Journal of Labor Research
- Discipline: Social Sciences
- Language: English

Publication details
- History: 1979 to present
- Publisher: Springer in cooperation with the John M. Olin Institute at George Mason University
- Frequency: Quarterly
- Impact factor: 1.4 (2024)

Standard abbreviations
- ISO 4: J. Labor Res.

Indexing
- ISSN: 0195-3613 (print) 1936-4768 (web)
- OCLC no.: 1158775034

Links
- Journal homepage; SpringerLink;

= Journal of Labor Research =

The Journal of Labor Research is a peer-reviewed academic journal which publishes articles regarding labor relations in the United States. Its articles cover the nature of work, labor-management relations, welfare-to-work, flexible employment, labor policy, regulation of labor unions, dispute resolution, and workplace grievance resolution. One issue each year is devoted to emerging topics.
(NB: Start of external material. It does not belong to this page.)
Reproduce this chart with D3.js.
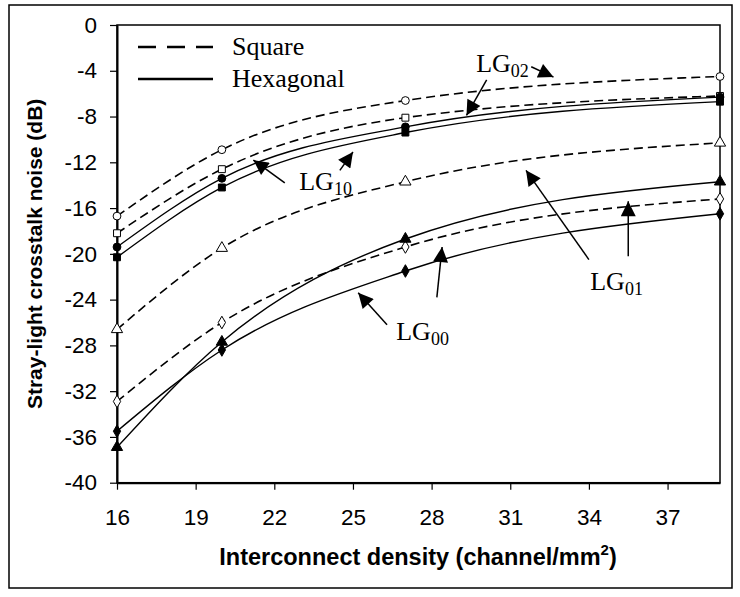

The target audience for the journal is academics, students, employers, and human resources managers.

The Journal of Labor Research was established in 1979 and is published quarterly by the Olin Institute for Employment Policy and Practice at the Department of Economics of George Mason University and by the Locke Institute.

According to the Journal Citation Reports, the journal has a 2024 impact factor of 1.4.